The upcoming 2+2 dialogue next week in New Delhi is an opportunity to advance the India-US relationship in a significant way, a senior Pentagon official today said.
"We have an opportunity to really advance the relationship in significant ways. We'll talk about regional issues and strategic issues, but we're also going to have a set of actual concrete outcomes," Randall G Schriver, US Assistant Secretary of Defence for Asian and Pacific Security Affairs, told a Washington audience.
US Secretary of State Mike Pompeo and Defence Secretary Jim Mattis are travelling to India next week for the 2+2 dialogue being hosted by their Indian counterparts Sushma Swaraj and Nirmala Sitharaman.
"It is a very good combination of strategic, high-level dialogue and concrete outcomes that will serve as enablers for advancing the relationship well beyond the meeting in Delhi on September 6-7," he said at an event organised by the Carnegie Endowment for International Peace.

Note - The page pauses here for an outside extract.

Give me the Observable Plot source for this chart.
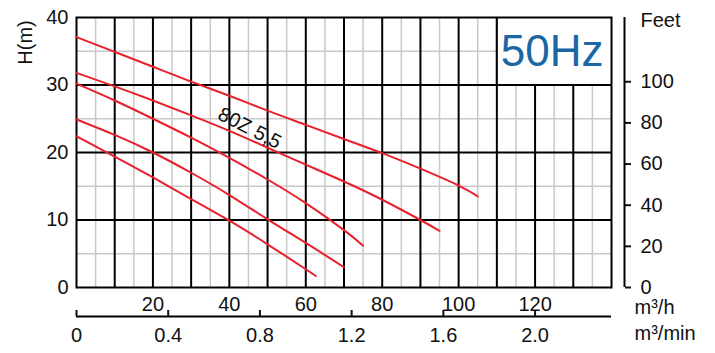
<!DOCTYPE html>
<html><head><meta charset="utf-8">
<script src="https://cdn.jsdelivr.net/npm/d3@7"></script>
<script src="https://cdn.jsdelivr.net/npm/@observablehq/plot@0.6"></script>
<style>html,body{margin:0;padding:0;background:#fff}</style>
</head><body><div id="chart"></div>
<script>
// ---- data (flow in m³/h, head in m) ----
const curveNames = ["c1", "c2", "c3", "c4", "c5"];
const flowC1 = [0, 10, 20, 30, 40, 50, 60, 70, 80, 90, 100, 105];
const headC1 = [37.1, 34.9, 32.7, 30.5, 28.4, 26.2, 24.1, 22.0, 19.9, 17.6, 15.1, 13.5];
const flowC2 = [0, 10, 20, 30, 40, 50, 60, 70, 80, 90, 95];
const headC2 = [31.8, 29.8, 27.7, 25.5, 23.2, 20.7, 18.2, 15.7, 13.0, 10.0, 8.4];
const flowC3 = [0, 10, 20, 30, 40, 50, 60, 70, 75];
const headC3 = [30.2, 27.7, 25.0, 22.2, 19.2, 16.0, 12.5, 8.5, 6.2];
const flowC4 = [0, 10, 20, 30, 40, 50, 60, 70];
const headC4 = [24.9, 22.6, 20.0, 17.0, 13.7, 10.1, 6.6, 3.0];
const flowC5 = [0, 10, 20, 30, 40, 50, 60, 62.6];
const headC5 = [22.4, 19.4, 16.3, 13.1, 9.9, 6.4, 2.7, 1.7];

const headTicks = [0, 10, 20, 30, 40];
const flowTicks = [20, 40, 60, 80, 100, 120];
const feetTicks = [0, 20, 40, 60, 80, 100];
const minTicks = [0, 0.4, 0.8, 1.2, 1.6, 2.0];
const minLabels = ["0", "0.4", "0.8", "1.2", "1.6", "2.0"];
const modelLabel = "80Z 5,5";
const freqLabel = "50Hz";
const yTitle = "H(m)";
const feetTitle = "Feet";
const flowUnitH = "m³/h";
const flowUnitMin = "m³/min";

const M_PER_FT = 0.3048;
const M3H_PER_M3MIN = 60;

const flows = [flowC1, flowC2, flowC3, flowC4, flowC5];
const heads = [headC1, headC2, headC3, headC4, headC5];
const rows = [];
curveNames.forEach((name, k) => flows[k].forEach((q, i) => rows.push({curve: name, q, h: heads[k][i]})));

const font = "'Liberation Sans', Arial, Helvetica, sans-serif";
const red = "#e8202a";
const minor = "#c9c9c9";
const fs = 20;

const chart = Plot.plot({
  width: 715, height: 353,
  marginLeft: 76, marginRight: 104, marginTop: 17, marginBottom: 66,
  style: {fontFamily: font, fontSize: fs + "px", color: "#111", background: "white", overflow: "visible"},
  x: {domain: [0, 140], axis: null},
  y: {domain: [0, 40], axis: null},
  marks: [
    Plot.ruleX(d3.range(5, 140, 10), {stroke: minor, strokeWidth: 1.5}),
    Plot.ruleY(d3.range(5, 40, 10), {stroke: minor, strokeWidth: 1.5}),
    Plot.ruleX(d3.range(10, 140, 10), {stroke: "#000", strokeWidth: 2}),
    Plot.ruleY([10, 20, 30], {stroke: "#000", strokeWidth: 2}),
    Plot.rect([0], {x1: 110, x2: 140, y1: 30, y2: 40, fill: "white"}),
    Plot.ruleX([110], {y1: 30, y2: 40, stroke: "#000", strokeWidth: 2}),
    Plot.ruleY([30], {x1: 110, x2: 140, stroke: "#000", strokeWidth: 2}),
    Plot.frame({stroke: "#000", strokeWidth: 2}),
    Plot.line(rows, {x: "q", y: "h", z: "curve", stroke: red, strokeWidth: 2, curve: "natural"}),
    Plot.text([modelLabel], {x: 45.3, y: 23.6, rotate: 27, fontSize: 20, fill: "#111"}),
    Plot.text([freqLabel], {frameAnchor: "top-right", dx: -8, dy: 34, textAnchor: "end", lineAnchor: "middle", fontSize: 44, fill: "#1a67a3"}),
    // left axis
    Plot.axisY(headTicks, {anchor: "left", tickSize: 0, tickPadding: 8, fontSize: fs, label: null}),
    Plot.text([yTitle], {frameAnchor: "top-left", dx: -51, dy: 25, rotate: -90, fontSize: fs, textAnchor: "middle", lineAnchor: "middle"}),
    // right feet axis
    Plot.ruleX([140], {dx: 13, stroke: "#000", strokeWidth: 2}),
    Plot.axisY(feetTicks, {y: d => d * M_PER_FT, anchor: "right", tickSize: 6, tickPadding: 10, dx: 13, strokeWidth: 2, text: d => String(d), fontSize: fs, label: null}),
    Plot.text([feetTitle], {frameAnchor: "top-right", dx: 29, dy: 3, textAnchor: "start", lineAnchor: "middle", fontSize: fs}),
    // bottom axes
    Plot.axisX(flowTicks, {anchor: "bottom", tickSize: 0, tickPadding: 9, fontSize: fs, label: null}),
    Plot.ruleY([0], {dy: 29, stroke: "#000", strokeWidth: 2}),
    Plot.axisX(minTicks, {x: d => d * M3H_PER_M3MIN, anchor: "bottom", tickSize: 6, tickPadding: 11, dy: 23, strokeWidth: 2, text: (d, i) => minLabels[i], fontSize: fs, label: null}),
    Plot.text([flowUnitH], {frameAnchor: "bottom-right", dx: 23, dy: 20, textAnchor: "start", lineAnchor: "middle", fontSize: fs}),
    Plot.text([flowUnitMin], {frameAnchor: "bottom-right", dx: 23, dy: 46, textAnchor: "start", lineAnchor: "middle", fontSize: fs})
  ]
});
document.getElementById("chart").appendChild(chart);
</script>
</body></html>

"So, the conversation on strategic issues, regional and security issues certainly are our shared interest and understanding on China. How to respond to that will be front and centre, other aspects of promoting the free and open ended dialogue specific to how we approach Southeast Asia," he said.
Describing this as a historic meeting, the senior Pentagon official said the leaders will talk about Afghanistan or shared interest there and driving that to a political settlement.
In the defence sector, the two countries, he said are working on a set of enabling agreements. "Collectively what they'll allow us to do is have secure communications, protect a technology, protect information. Getting those enabling agreements in place will allow a security assistance, a cooperation to go forward, will allow us in exercise and training in more meaningful ways," he said.
Schriver said these concrete outcomes will set India and the US on a good course for the future. "We are going to expand the scope of some of our exercises, increase the complexity and the elements that will participate in these exercises. That's a very good outcome," he said.
The leaders are also going to talk about augmenting the 2+2 to include mid-level officials from the two countries, so as to have a continuous dialogue at the working level, he said.
Describing the elevation of India to Strategic Trade Authorisation (STA-1) status as a very important outcome, he said this is an enabler for trade and technology cooperation, because it lifts some of the restrictions on their ability to do that. "So there's just a number of things that will really set us on a great course as we go," he said.